文章に書かれているいろいろな要素は周縁部にあたるのです。畢竟、作品の中核を成すのは「無」です。
そう、ドーナツです。村上春樹の作品の中心には穴があり、その無の空間には、読む者の心が映し出される。
だから、薄っぺらい人はその「無」に何も映し出されず「つまらない」といい、エッチなことが気がかりな人はエッチなことが映し出されて「エッチだ」というのです。
そもそも、村上春樹作品でなされる性行為はただのセックスではなく「儀式」に近いものです。異界と通じるために、人はそこをくぐり抜けなければならないことがある。
話が逸れました。
なにはともあれ、村上春樹の書く物語はわたしたちの物語でもあるんです。だから世界中の人が魅了されるのです。
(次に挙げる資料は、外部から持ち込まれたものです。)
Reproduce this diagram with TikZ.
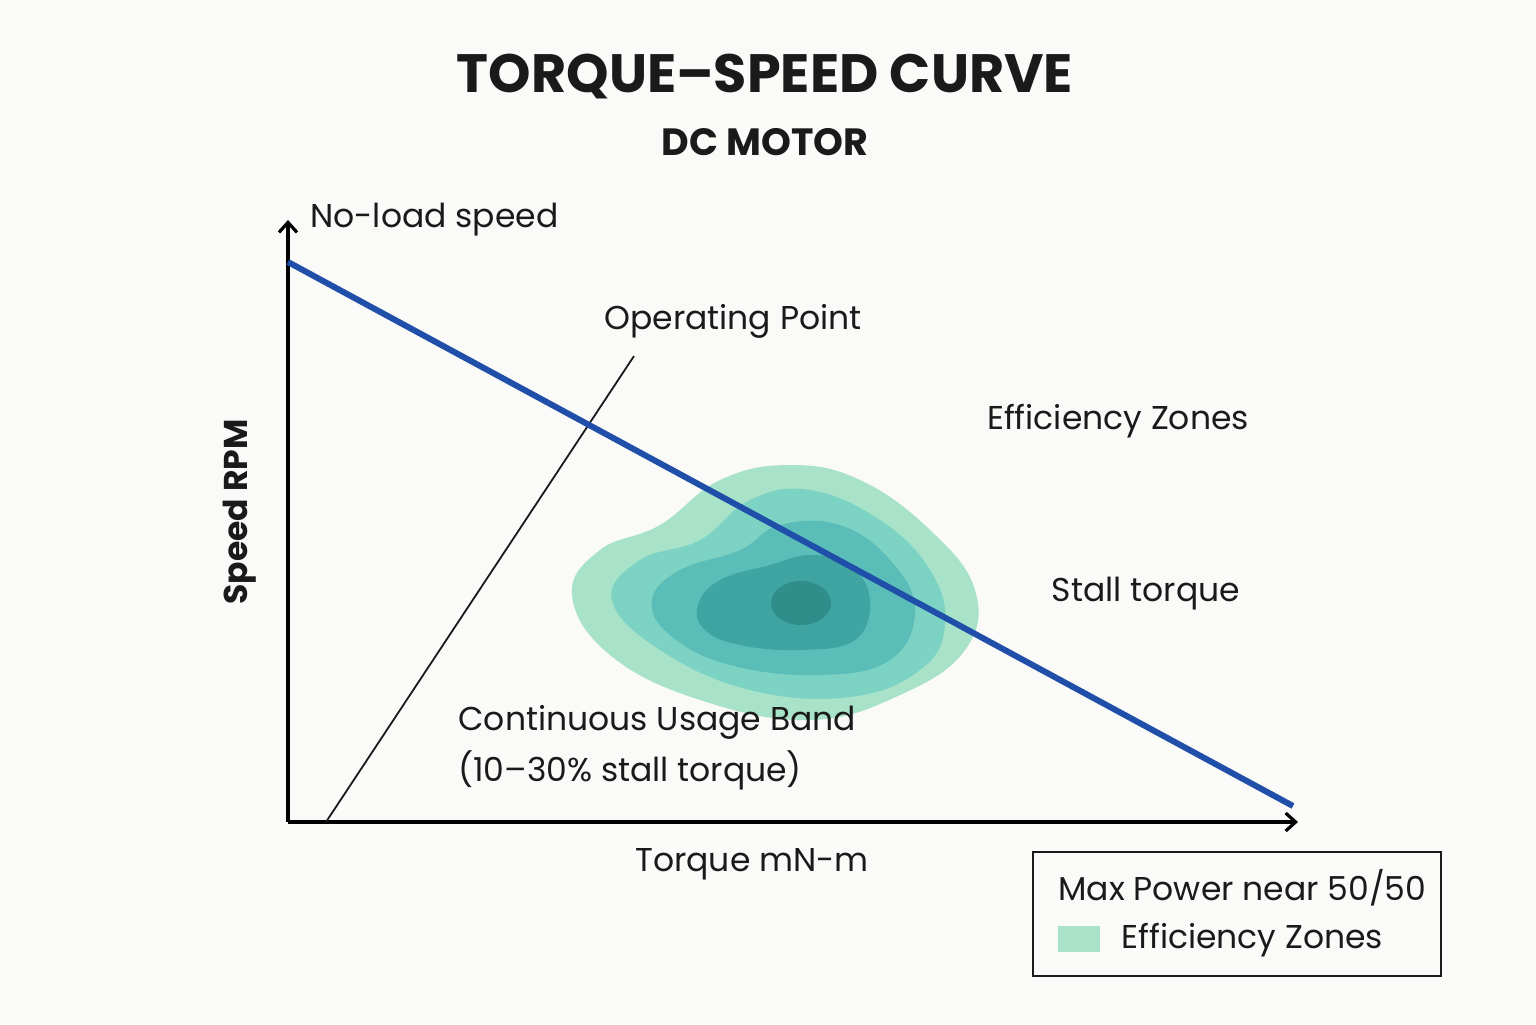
\documentclass[tikz,border=0pt]{standalone}
\usepackage{fontspec}
\setmainfont{Poppins}
\usetikzlibrary{arrows.meta}
\definecolor{bg}{HTML}{FAFAF8}
\definecolor{blueline}{HTML}{1F4FA8}
\definecolor{z1}{HTML}{A8E2C8}
\definecolor{z2}{HTML}{7DD3C3}
\definecolor{z3}{HTML}{5BBDB8}
\definecolor{z4}{HTML}{40A5A2}
\definecolor{z5}{HTML}{2F8D8A}
\definecolor{txt}{HTML}{1A1A1A}
\tikzset{lbl/.style={font=\fontsize{16.5}{20}\selectfont, text=txt, inner sep=0pt},
 axisline/.style={line width=1.6pt, -{Straight Barb[length=5pt,width=9pt]}}}
\begin{document}
\begin{tikzpicture}[x=0.5pt,y=-0.5pt]
\fill[bg] (0,0) rectangle (1536,1024);
\useasboundingbox (0,0) rectangle (1536,1024);
\node[font=\fontsize{27}{32}\selectfont\bfseries, text=txt] (title) at (765,77) {TORQUE–SPEED CURVE};
\node[font=\fontsize{19}{24}\selectfont\bfseries, text=txt] (sub) at (765,142) {DC MOTOR};
% zones
\fill[z1] plot[smooth cycle, tension=0.7] coordinates {(572,595)(600,550)(660,525)(720,480)(790,465)(860,480)(930,530)(975,590)(965,650)(900,695)(810,720)(700,700)(610,655)};
\fill[z2] plot[smooth cycle, tension=0.7] coordinates {(612,600)(640,560)(700,540)(750,500)(810,490)(880,520)(930,570)(945,625)(920,670)(850,697)(750,690)(660,650)};
\fill[z3] plot[smooth cycle, tension=0.7] coordinates {(652,600)(680,570)(740,550)(780,525)(840,525)(890,560)(915,610)(890,660)(820,675)(730,665)(670,635)};
\fill[z4] plot[smooth cycle, tension=0.7] coordinates {(698,605)(720,580)(770,565)(810,555)(850,565)(870,600)(855,640)(800,650)(740,645)(705,630)};
\fill[z5] (801,603) ellipse [x radius=30, y radius=22];
% axes
\coordinate (O) at (288,822);
\coordinate (Ytop) at (288,220);
\coordinate (Xend) at (1298,822);
\draw[axisline] (O) -- (Ytop);
\draw[axisline] (O) -- (Xend);
\coordinate (opA) at (326,822);
\coordinate (opB) at (634,356);
\draw[line width=0.9pt, txt] (opA) -- (opB);
\coordinate (bl1) at (288,262);
\coordinate (bl2) at (1293,806);
\draw[blueline, line width=3pt] (bl1) -- (bl2);
% labels
\node[lbl, anchor=west] (nl) at (310,220) {No-load speed};
\node[lbl] (op) at (733,321) {Operating Point};
\node[lbl] (ez) at (1118,421) {Efficiency Zones};
\node[lbl] (st) at (1146,594) {Stall torque};
\node[lbl, anchor=west] (cu) at (458,722) {Continuous Usage Band};
\node[lbl, anchor=west] (cu2) at (458,770) {(10–30\% stall torque)};
\node[lbl] (tq) at (752,864) {Torque mN-m};
\node[lbl, font=\fontsize{16.5}{20}\selectfont\bfseries, rotate=90] (sp) at (240,512) {Speed RPM};
% legend
\draw[line width=1.1pt, txt] (1033,852) rectangle (1441,976);
\node[lbl, anchor=west] (lg1) at (1058,888) {Max Power near 50/50};
\fill[z1] (1058,926) rectangle (1100,952);
\node[lbl, anchor=west] (lg2) at (1121,940) {Efficiency Zones};
\end{tikzpicture}
\end{document}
混沌から本質を見出すことができる人は、村上作品に自分の人生の苦悩や希望が克明に描かれているように感じます。
彼らは自分のカオスな人生のなかに真実を探しています。深い苦悩があり、淡い希望を抱いている人々です。
村上作品への評価は自分に返ってくるのです。そしてそれは『エブエブ』にも言えます。
『エブエブ』を酷評している人の感想を読んでいて感じたのは、語彙が乏しいということと、アカデミー賞だから観たという人が多いということでした。
わたしの場合、良い作品に対しては言葉が少なくなり、悪い作品に対しては饒舌になります。良い作品は何も付け加えることができないからであり、悪い作品は論理的にどこが悪いのか指摘できるからです。
傘を手のひらの上に立たせたとき、傘が完全に立っている状態が一通りなのに比べて、傘の倒れ方には幾通りもありますよね。それと同じです。
なので、悪い作品ならきちんと理由が説明できるはずなのです。なのに評価が低い人は短い言葉で「意味がわからない」だの「下品」だの「寝た」だの言っています。
『エブエブ』を求めていない人たちにまで届いているのです。だから絶賛と酷評に分かれるのだと思います。
では、絶賛している人はどういう人たちか? それは、映画を真剣に観ている人です。そして混沌の中から本質を見出すことができる人です。
その証拠に、高評価レビューはきちんとした文章になっており知識が豊富です。過去作品からのオマージュがわかり、作品の本質を見抜いています。
ベーグルの中心に多彩で豊かなものが映し出される人。そういう人たちが『エブエブ』を高く評価しているのです。
奇抜な組み合わせ、目まぐるしい場面転換、派手なアクション、下品なアダルトグッズ。目が眩むようなカオスを見せられても、彼らはその向こうに隠された真実を感じ取ります。
言葉にならないことを書いたのが村上春樹。映像に映し出せないものを表現したのが『エブエブ』。
それぞれの中心には何もありません。そこに広がるのは「無」であり、そこに浮かぶのは自分自身です。
あなたは『エブエブ』というベーグルの中心に何を見出しますか?
そこに浮かんだもの、それが、あなたという人間です。